Le premier a trait à l'indemnisation du chômage. Dans ce domaine aussi le vent de la rigueur a soufflé fort. Durant le premier trimestre, 50 000 nouveaux chômeurs sont venus grossir chaque mois les listes de l'ANPE. Incapable de faire face à l'accroissement de ses charges, l'UNEDIC est en crise. Après de laborieuses négociations entre syndicats et patronat, les gestionnaires de l'assurance chômage ont signé un protocole d'accord (CNPF et CGPME d'une part, FO, CFTC et CGC d'autre part) qui prévoit deux systèmes d'indemnisation : un régime d'assurance ouvert aux seuls chômeurs qui ont cotisé au moins six mois à l'UNEDIC ; un régime d'assistance financé par l'État dont dépendront les autres chômeurs (jeunes sortis de l'école, les femmes qui n'ont jamais travaillé, et beaucoup de travailleurs précaires). Avec des indemnités sensiblement plus faibles. La solution est bouclée le 9 janvier, et la nouvelle convention UNEDIC entre en vigueur le 1er avril. Quatre mois plus tard, au cours du mois d'août, le leader de FO, André Bergeron, également président de l'UNEDIC, lance un cri d'alarme : « Il y a de plus en plus de pauvres en France. » Le débat sur les « nouveaux pauvres » ne va cesser de s'amplifier. Au centre de la polémique figurent les 900 000 demandeurs d'emploi privés de tous droits à indemnisation, dont une bonne moitié du fait des réformes successives de l'UNEDIC. Mais, globalement, il y a en France un million de familles qui vivent avec seulement 37 F par personne et par jour. Le Conseil des ministres du 17 octobre décide de mettre en place un plan de secours d'urgence pour combattre le phénomène dans ses manifestations les plus aiguës. Le soir même, lors de son premier quart d'heure télévisuel baptisé « Parlons France », le Premier ministre peut détailler ces mesures qui coûteront 500 millions en année pleine. Tout en soulignant que l'État n'a pas à se substituer aux élus locaux : dans le cadre de la loi de décentralisation, au début de l'année, 20 milliards du Fonds d'action sociale ont en effet été transférés aux départements. Il reste que l'opposition — la première enquête sur les « nouveaux pauvres » est venue de la mairie de Paris — peut désormais exploiter un thème dangereux pour le gouvernement socialiste.
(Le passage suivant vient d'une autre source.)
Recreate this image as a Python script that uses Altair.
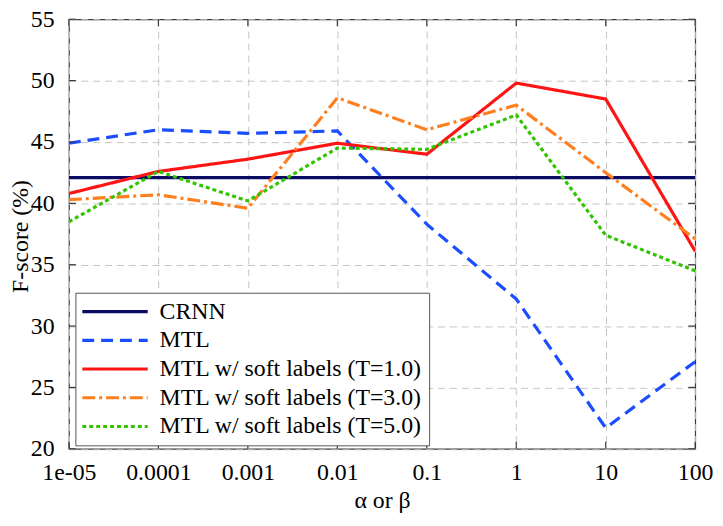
import altair as alt
import pandas as pd

x_labels = ["1e-05", "0.0001", "0.001", "0.01", "0.1", "1", "10", "100"]
y_ticks = [20, 25, 30, 35, 40, 45, 50, 55]
series_names = [
    "CRNN",
    "MTL",
    "MTL w/ soft labels (T=1.0)",
    "MTL w/ soft labels (T=3.0)",
    "MTL w/ soft labels (T=5.0)",
]
crnn = [42.1, 42.1, 42.1, 42.1, 42.1, 42.1, 42.1, 42.1]
mtl = [44.9, 46.0, 45.7, 45.9, 38.3, 32.2, 21.7, 27.1]
soft_t1 = [40.8, 42.6, 43.6, 44.9, 44.0, 49.8, 48.5, 36.1]
soft_t3 = [40.3, 40.7, 39.6, 48.6, 46.0, 48.0, 42.5, 37.1]
soft_t5 = [38.5, 42.6, 40.2, 44.5, 44.4, 47.2, 37.4, 34.5]

colors = ["#0b0b66", "#1a4dff", "#ff1414", "#ff7f1e", "#33c400"]
dashes = [[1, 0], [12, 7], [1, 0], [13, 4, 3, 4], [4, 3]]

rows = []
for name, vals in zip(series_names, [crnn, mtl, soft_t1, soft_t3, soft_t5]):
    for xl, v in zip(x_labels, vals):
        rows.append({"alpha": xl, "fscore": v, "series": name})
df = pd.DataFrame(rows)
df_xt = pd.DataFrame({"alpha": x_labels})
df_yt = pd.DataFrame({"fscore": y_ticks})

FONT = "Liberation Serif"
W = 632
H = 433.5
TICK = 7
TICK_COLOR = "#3a3a3a"

axis_common = dict(
    labelFont=FONT,
    titleFont=FONT,
    labelFontSize=24,
    titleFontSize=24,
    titleFontWeight="normal",
    grid=True,
    gridDash=[7, 5],
    gridColor="#c4c4c4",
    ticks=False,
    domain=False,
    labelColor="black",
    titleColor="black",
)

x_enc = alt.X(
    "alpha:N",
    sort=x_labels,
    scale=alt.Scale(type="point", padding=0, domain=x_labels),
    axis=alt.Axis(
        title="α or β",
        labelAngle=0,
        labelPadding=12,
        titlePadding=4,
        **axis_common,
    ),
)
y_enc = alt.Y(
    "fscore:Q",
    scale=alt.Scale(domain=[20, 55], nice=False, zero=False),
    axis=alt.Axis(
        title="F-score (%)",
        values=y_ticks,
        labelPadding=15,
        titleX=-48.5,
        titleY=H / 2 + 2,
        titleBaseline="middle",
        titleAlign="center",
        titleAngle=270,
        **axis_common,
    ),
)

lines = (
    alt.Chart(df)
    .mark_line(strokeWidth=3.2, clip=True)
    .encode(
        x=x_enc,
        y=y_enc,
        color=alt.Color(
            "series:N",
            sort=series_names,
            scale=alt.Scale(domain=series_names, range=colors),
            legend=alt.Legend(
                title=None,
                orient="none",
                legendX=6.5,
                legendY=276,
                labelFontSize=24,
                labelFont=FONT,
                labelColor="black",
                symbolType="M-1.2,0H5.4",
                symbolSize=400,
                symbolStrokeWidth=3.2,
                labelOffset=54,
                rowPadding=5,
                padding=7,
                strokeColor="#555555",
                fillColor="white",
                cornerRadius=0,
                labelLimit=400,
            ),
        ),
        strokeDash=alt.StrokeDash(
            "series:N",
            sort=series_names,
            scale=alt.Scale(domain=series_names, range=dashes),
            legend=alt.Legend(title=None),
        ),
    )
)

tick_style = dict(color=TICK_COLOR, strokeWidth=1.2)
x_ticks_bottom = alt.Chart(df_xt).mark_rule(**tick_style).encode(
    x=x_enc, y=alt.value(H - TICK), y2=alt.value(H)
)
x_ticks_top = alt.Chart(df_xt).mark_rule(**tick_style).encode(
    x=x_enc, y=alt.value(0), y2=alt.value(TICK)
)
y_ticks_left = alt.Chart(df_yt).mark_rule(**tick_style).encode(
    y=y_enc, x=alt.value(0), x2=alt.value(TICK)
)
y_ticks_right = alt.Chart(df_yt).mark_rule(**tick_style).encode(
    y=y_enc, x=alt.value(W - TICK), x2=alt.value(W)
)

chart = (
    alt.layer(lines, x_ticks_bottom, x_ticks_top, y_ticks_left, y_ticks_right)
    .properties(
        width=W,
        height=H,
        autosize=alt.AutoSizeParams(type="none"),
        padding={"left": 61.5, "top": 9, "right": 20, "bottom": 70},
    )
    .configure(font=FONT)
    .configure_view(stroke="#3a3a3a", strokeWidth=1.2)
)

chart.save("out.html", embed_options={"renderer": "svg", "actions": False})
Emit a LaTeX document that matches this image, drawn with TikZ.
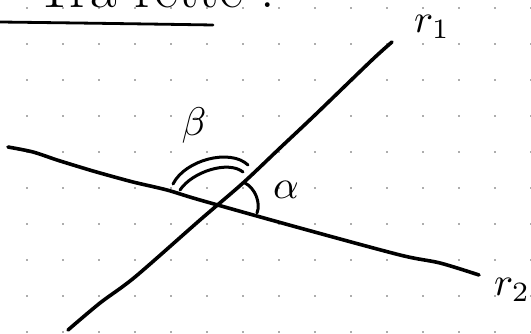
\documentclass[tikz,border=0pt]{standalone}
\usepackage{amsmath}
\usepackage{graphicx}
\usepackage{tikz}
\usetikzlibrary{positioning, calc}
\definecolor{inkcol}{HTML}{000000}
\definecolor{dotcol}{HTML}{5A5A5A}
\newcommand{\biglbl}[1]{\scalebox{4}{$#1$}}
\tikzset{
  % grid dot of the notebook page
  gridpt/.style={circle, fill=dotcol, inner sep=0pt, minimum size=1.8pt},
  % pen stroke for the two lines
  penline/.style={draw=inkcol, line width=3.6pt, line cap=round, line join=round},
  % thinner pen stroke for angle marks
  anglemark/.style={draw=inkcol, line width=3pt, line cap=round},
  % handwritten label
  lbl/.style={text=inkcol, inner sep=0pt},
}

\begin{document}
\begin{tikzpicture}[x=1pt, y=-1pt]
  \useasboundingbox (0,0) rectangle (531,334);
  \clip (0,0) rectangle (531,334);
  % dotted paper
  \foreach \i in {0,...,14}
    \foreach \j in {0,...,9}
      \node[gridpt] (dot-\i-\j) at (27+36*\i, 8+36*\j) {};
  % heading, cut at the top edge
  \node[lbl, anchor=base west, font=\fontsize{58}{60}\selectfont]
    (head) at (35,8) {Tra rette\hspace{18pt}:};
  \draw[penline, line width=2.8pt] (0,22) .. controls (80,23) and (150,24) .. (213,25);
  % the two lines
  \coordinate (r1a) at (68,330);
  \coordinate (r1b) at (392,42);
  \coordinate (r2a) at (8,147);
  \coordinate (r2b) at (479,275);
  \draw[penline] plot[smooth] coordinates {(r1a) (100,303) (135,277) (200,220)
    (243,183) (280,148) (315,115) (372,60) (r1b)};
  \draw[penline] plot[smooth] coordinates {(r2a) (33,152) (57,160) (83,168)
    (100,173) (133,182) (167,190) (200,200) (300,228) (400,255) (440,263) (r2b)};
  % angle marks
  \draw[anglemark] (173,184) .. controls (185,160) and (230,148) .. (248,165);
  \draw[anglemark] (180,190) .. controls (192,172) and (228,160) .. (243,172);
  \draw[anglemark] (245,183) .. controls (255,188) and (261,203) .. (257,213);
  % labels
  \node[lbl] (r1) at (432,27) {\biglbl{r_1}};
  \node[lbl] (r2) at (512,290) {\biglbl{r_2}};
  \node[lbl] (beta) at (194,126) {\biglbl{\beta}};
  \node[lbl] (alpha) at (286,190) {\biglbl{\alpha}};
\end{tikzpicture}
\end{document}
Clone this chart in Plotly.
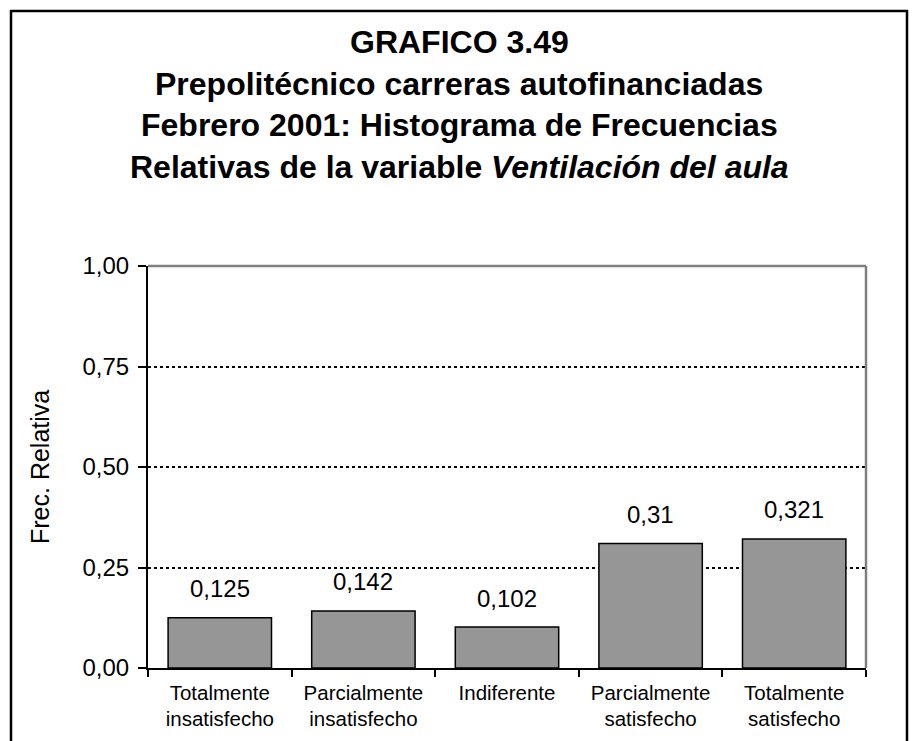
import plotly.graph_objects as go

# Categorías de la variable y frecuencias relativas
categorias = [
    "Totalmente<br>insatisfecho",
    "Parcialmente<br>insatisfecho",
    "Indiferente",
    "Parcialmente<br>satisfecho",
    "Totalmente<br>satisfecho",
]
frecuencias = [0.125, 0.142, 0.102, 0.31, 0.321]
ticks_y = [0, 0.25, 0.5, 0.75, 1.0]
titulo = [
    "<b>GRAFICO 3.49</b>",
    "<b>Prepolitécnico carreras autofinanciadas</b>",
    "<b>Febrero 2001: Histograma de Frecuencias</b>",
    "<b>Relativas de la variable <i>Ventilación del aula</i></b>",
]

FONT = "Arial, Liberation Sans, sans-serif"
W, H = 915, 741
ML, MR, MT, MB = 148, 49, 266, 73
PW, PH = W - ML - MR, H - MT - MB


def px(x):
    return (x - ML) / PW


def py(y):
    return (H - MB - y) / PH


fig = go.Figure()
fig.add_trace(go.Bar(
    x=categorias,
    y=frecuencias,
    marker=dict(color="#969696", line=dict(color="black", width=1.5)),
    hoverinfo="skip",
))

annotations = []
for c, v in zip(categorias, frecuencias):
    annotations.append(dict(
        x=c, y=v, xref="x", yref="y",
        text=f"{v:g}".replace(".", ","),
        showarrow=False, yanchor="middle", yshift=29,
        font=dict(family=FONT, size=24, color="black"),
    ))

for i, linea in enumerate(titulo):
    annotations.append(dict(
        x=px(459), y=py(42 + i * 41.7), xref="paper", yref="paper",
        text=linea, showarrow=False, xanchor="center", yanchor="middle",
        font=dict(family=FONT, size=32, color="black"),
    ))

annotations.append(dict(
    x=px(40), y=0.5, xref="paper", yref="paper",
    text="Frec. Relativa", textangle=-90, showarrow=False,
    xanchor="center", yanchor="middle",
    font=dict(family=FONT, size=25, color="black"),
))

shapes = [
    # borde superior y derecho del área de trazado
    dict(type="line", xref="paper", yref="paper", x0=0, x1=1, y0=1, y1=1,
         line=dict(color="#808080", width=2.5), layer="above"),
    dict(type="line", xref="paper", yref="paper", x0=1, x1=1, y0=0, y1=1,
         line=dict(color="#808080", width=2.5), layer="above"),
    # marco exterior del gráfico
    dict(type="rect", xref="paper", yref="paper",
         x0=px(11), x1=px(907), y0=py(780), y1=py(11),
         line=dict(color="black", width=2.5), layer="above"),
]

fig.update_layout(
    width=W, height=H,
    margin=dict(l=ML, r=MR, t=MT, b=MB, pad=0),
    paper_bgcolor="white", plot_bgcolor="white",
    separators=",.",
    bargap=0.28,
    showlegend=False,
    annotations=annotations,
    shapes=shapes,
    font=dict(family=FONT, color="black"),
)
fig.update_xaxes(
    showline=True, linecolor="black", linewidth=2,
    ticks="outside", tickson="boundaries", ticklen=7, tickwidth=2, tickcolor="black",
    ticklabelstandoff=5,
    tickfont=dict(family=FONT, size=20.5, color="black"),
    showgrid=False, fixedrange=True,
)
fig.update_yaxes(
    range=[0, 1], tickvals=ticks_y, tickformat=".2f",
    showline=True, linecolor="black", linewidth=2,
    ticks="outside", ticklen=8, tickwidth=2, tickcolor="black",
    ticklabelstandoff=4,
    tickfont=dict(family=FONT, size=24, color="black"),
    showgrid=True, gridcolor="black", gridwidth=1.5, griddash="dot",
    zeroline=False, fixedrange=True,
)

fig.write_html("out.html")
La seconde interrogation porte sur l'équilibre financier à moyen terme du système Bérégovoy. Certes, à l'automne, la situation apparaît encore plus euphorique que durant l'été : on murmure chez les experts que l'excédent de la Sécurité sociale pourrait frôler les 18 milliards à la fin de l'année au lieu des 13 milliards attendus. Mais, à l'occasion du débat budgétaire, Raymond Barre jette un pavé dans la mare : sans la contribution de 1 %, prévient l'ancien Premier ministre, et compte tenu du poids toujours croissant du chômage, la protection sociale risque d'enregistrer un déficit d'une dizaine de milliards dès 1985. Alors que la chasse aux économies commence à atteindre ses limites. Il faut accorder une rallonge de 1 % aux budgets hospitaliers pour leur permettre de couvrir les augmentations salariales de leur personnel, qui suivent celles de la fonction publique. En 1984, s'inquiète le syndicat national des cadres hospitaliers, les investissements des hôpitaux seraient de 31 % inférieurs à la moyenne des années précédentes. À son tour, le CNPF crie casse-cou : une série de décrets destinés à améliorer la trésorerie de la Sécurité sociale en raccourcissant les délais de paiement des employeurs touchent de plein fouet les entreprises. « Une avance de 8 à 10 milliards » proteste le patronat, qui sonne la mobilisation de toutes ses fédérations contre le projet gouvernemental. En partant aux Finances, Pierre Bérégovoy a laisse un « trésor » au nouveau ministre des Affaires sociales, Georgina Dufoix, mais les droits d'héritage à acquitter risquent de se révéler plus lourds que prévu.